Let's talk about why DC bus converters are so darn important, guys. It all boils down to control, efficiency, and reliability. Voltage Regulation is probably the biggest reason. Electronic components are often very picky about the voltage they receive. Too high, and they can fry; too low, and they won't work correctly. DC bus converters maintain a precise, stable voltage on the DC bus, ensuring that all connected devices receive the power they need without damaging fluctuations. This stability is critical for the performance and longevity of the entire system. Efficiency is another huge factor. Modern electronic systems are designed to be as energy-efficient as possible, especially battery-powered devices where every watt counts. DC bus converters, particularly the switching types, are incredibly efficient, often achieving efficiencies well over 90%. This means less energy is wasted as heat, leading to longer battery life, reduced cooling requirements, and lower operating costs. System Flexibility and Scalability are also greatly enhanced by these converters. They allow designers to use a common, higher-voltage DC bus throughout a system and then derive various lower voltages as needed for specific components. This modular approach simplifies design, reduces wiring complexity, and makes systems easier to scale up or modify. Imagine trying to power a system with a single voltage source for every component – it would be a mess! Safety is paramount, especially in systems with high voltages or when interfacing with different ground potentials. Isolated DC-DC converters provide a crucial barrier, preventing dangerous electrical pathways and protecting users and equipment. Lastly, Power Management is key. In complex systems, you often need to manage power delivery dynamically. DC bus converters, under the control of microcontrollers or other management systems, can adjust voltage and current levels, optimize power flow, and even enable features like energy harvesting or regenerative braking in EVs. So, in a nutshell, DC bus converters are the unsung heroes that enable stable power, efficient operation, design flexibility, safety, and intelligent power management across a vast array of technologies. They are truly foundational components in modern electronics.

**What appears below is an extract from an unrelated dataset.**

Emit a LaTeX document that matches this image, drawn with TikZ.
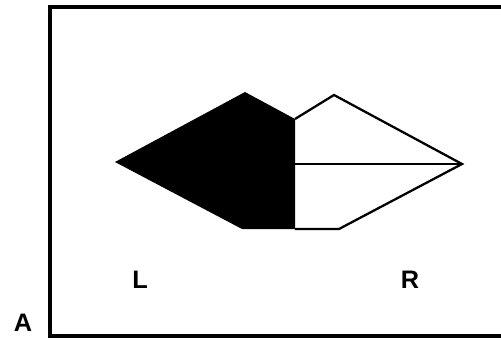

The Future of DC Bus Converters

Looking ahead, the DC bus converter landscape is set for some exciting advancements, driven by the relentless push for higher efficiency, smaller size, and greater power density. We're seeing a huge focus on Wide Bandgap (WBG) semiconductor technologies, like Gallium Nitride (GaN) and Silicon Carbide (SiC). These materials can operate at much higher frequencies and temperatures than traditional silicon. What does this mean for you? It means converters can become significantly smaller and lighter because smaller components (like inductors and capacitors) can be used when operating at higher frequencies. Plus, they can handle more power and dissipate heat more effectively, leading to even better efficiency. Expect to see these WBG devices powering the next generation of EVs, data centers, and industrial systems. Another big trend is advanced control strategies. With the rise of sophisticated digital control systems and AI, we're moving beyond simple voltage regulation. Future DC bus converters will be smarter, capable of dynamically optimizing power flow based on system load, grid conditions, or even predicting component failures. Think about converters that can actively manage power factor or participate in grid stabilization. Integration and Miniaturization are also key. We're seeing more efforts to integrate multiple converter functions onto single chips or modules. This not only reduces the overall component count and size but also improves reliability by minimizing interconnects. Expect to see highly integrated power modules becoming commonplace. Finally, as electrification continues to expand into new sectors, like aerospace and more advanced robotics, the demand for robust, lightweight, and highly efficient DC bus converters will only grow. The innovation in this field is constant, ensuring that these essential power management tools keep pace with the ever-evolving demands of technology.